Marlene Barry

Volunteers at heart of community

Marlene Barry steps back from volunteer centre after a decade of service

What does it take to have the heart of a volunteer? It’s a question that few Sookies ask themselves, despite that so many think of their community before they think of themselves.

This line of thought started for Marlene Barry more than 10 years ago, when she noticed there was a dire need for a volunteer co-ordination hub that networked with organizations in the community to provide aid and council to its residents.

Formed from the Sooke Community Health Initiative, Barry helped launch and stitch together a conglomerate of organizations and volunteers in the local community, all of whom thought with the same thing she did – their hearts – which became known as the Sooke Region Volunteer Centre.

Now, after 13 years of leading the pack, Barry is ready to hand over the reigns to a new co-ordinating director, fellow Sookie Dawn Humphreys.

“I’m really excited about handing over the reigns to Dawn, she has some similar but albeit different life experiences and skills that I have, and she has that bubbly enthusiasm that I brought into what I do, so it’s encouraging to see that,” she said. “I think she’s got the creative mindset to look outside the box.”

As far as the volunteer centre goes, Barry says it really felt it was a good time to have some new eyes, new energy, and review the whole process.

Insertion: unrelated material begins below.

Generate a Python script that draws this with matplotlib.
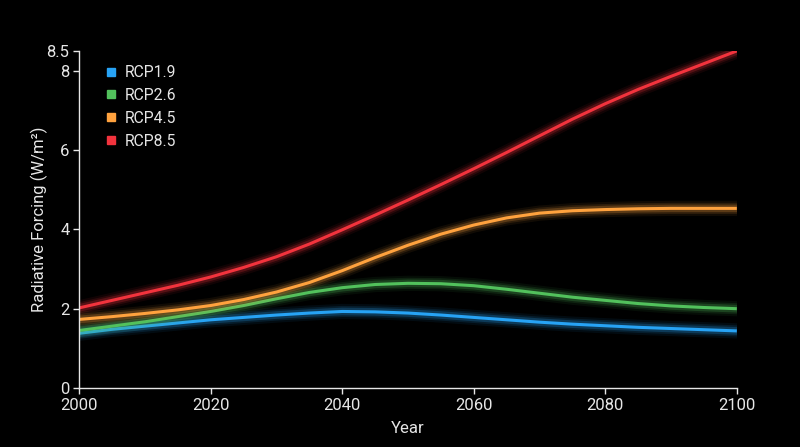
import matplotlib.pyplot as plt
from matplotlib.lines import Line2D

plt.rcParams['font.family'] = ['Roboto', 'DejaVu Sans']

years = [2000, 2005, 2010, 2015, 2020, 2025, 2030, 2035, 2040, 2045, 2050,
         2055, 2060, 2065, 2070, 2075, 2080, 2085, 2090, 2095, 2100]

rcp19 = [1.38, 1.48, 1.56, 1.64, 1.72, 1.78, 1.84, 1.89, 1.93, 1.92, 1.89,
         1.84, 1.78, 1.72, 1.66, 1.61, 1.57, 1.53, 1.50, 1.47, 1.44]
rcp26 = [1.45, 1.56, 1.67, 1.80, 1.93, 2.08, 2.25, 2.41, 2.53, 2.61, 2.64,
         2.63, 2.58, 2.49, 2.39, 2.29, 2.21, 2.13, 2.07, 2.03, 2.00]
rcp45 = [1.73, 1.80, 1.88, 1.97, 2.08, 2.23, 2.42, 2.66, 2.96, 3.29, 3.60,
         3.88, 4.11, 4.29, 4.41, 4.47, 4.50, 4.52, 4.53, 4.53, 4.53]
rcp85 = [2.02, 2.21, 2.40, 2.59, 2.80, 3.04, 3.31, 3.63, 3.99, 4.36, 4.74,
         5.13, 5.53, 5.94, 6.36, 6.78, 7.17, 7.53, 7.86, 8.18, 8.50]

series = [("RCP1.9", rcp19, "#27A3F5"),
          ("RCP2.6", rcp26, "#52C15C"),
          ("RCP4.5", rcp45, "#FFA23E"),
          ("RCP8.5", rcp85, "#F2333D")]

x_ticks = [2000, 2020, 2040, 2060, 2080, 2100]
y_ticks = [0, 2, 4, 6, 8, 8.5]

fg = "#E6E6E6"

fig = plt.figure(figsize=(8, 4.47), dpi=100, facecolor="black")
ax = fig.add_axes([0.099, 0.132, 0.822, 0.754])
ax.set_facecolor("black")

handles = []
for name, vals, col in series:
    # soft glow underneath the line
    for lw, a in [(11, 0.07), (8, 0.12), (5.5, 0.22)]:
        ax.plot(years, vals, color=col, lw=lw, alpha=a, solid_capstyle="round")
    ax.plot(years, vals, color=col, lw=2.2, solid_capstyle="butt")
    handles.append(Line2D([], [], ls="none", marker="s", markersize=6,
                          markerfacecolor=col, markeredgecolor=col, label=name))

ax.set_xlim(2000, 2100)
ax.set_ylim(0, 8.5)
ax.set_xticks(x_ticks)
ax.set_yticks(y_ticks)
ax.set_yticklabels(["0", "2", "4", "6", "8", "8.5"])

for s in ["top", "right"]:
    ax.spines[s].set_visible(False)
for s in ["left", "bottom"]:
    ax.spines[s].set_color(fg)
    ax.spines[s].set_linewidth(1)

ax.tick_params(colors=fg, labelsize=12, length=4, width=1, pad=3)
ax.set_xlabel("Year", color=fg, fontsize=12, labelpad=6)
ax.set_ylabel("Radiative Forcing (W/m²)", color=fg, fontsize=12)
ax.yaxis.set_label_coords(-0.048, 0.5)

leg = ax.legend(handles=handles, loc="upper left", bbox_to_anchor=(0.017, 1.0),
                frameon=False, fontsize=11.3, labelspacing=0.5,
                handlelength=0.8, handletextpad=0.5)
for t in leg.get_texts():
    t.set_color(fg)

fig.savefig("out.png", dpi=100, facecolor="black")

“I felt I had taken it as far as I could take it, so I was really happy to get it off the ground and get it developed to this point,” she said, adding that she will focus more on her refloxology business here in Sooke, a practice she’s been doing on top of everything else for 22 years.

Originally born in Victoria, Barry has been in Sooke for more than 40 years, so it’s been more than just home, but a place to grow and develop in. Likewise, the volunteer centre gave her an opportunity to challenge herself and to really feel like she’s giving something back from within.

“It’s been a wonderful experience for me … there were lots of times when I overdid it or over-extended myself, but that was my choice, there wasn’t anyone pressuring me to take on more or do more. That was just me, and I enjoyed it,” Barry said.

She couldn’t do it without her team though, as most organizations, while a leader is important, they can’t do it all alone.

“Somebody has to take the lead, but without that team behind you, you don’t even know if you’re going in the right direction. You need people to guide you, to learn.”

The role as leader is certainly getting passed into good hands. Humphreys has a few volunteering notches on her belt as well, having served on more than 15 boards, with her volunteer experience ranging from youth and arts, to mental health and grant writing.

Humphreys is excited to take on her new position at the centre, while also being close to her family here in Sooke.

“I can’t believe this opportunity of furthering community connection has been given to me,” she said. “I’m so excited, have great ideas to share but also want to meet everyone and find out where they are and what their ideas are first.

Adopting a similar mantra as Barry, she’s ready to carry the torch, especially when it comes to involving more youth.

“We need our teens. If we can get that message out, we can seriously show them how to get where they want to go,” Humphreys said.

As for Barry, she’s taking a year off from active volunteering, though she says she’ll still be involved in one-off events such as the Sooke Fine Arts Fair and provide a base of knowledge to Humphreys as she settles in her position.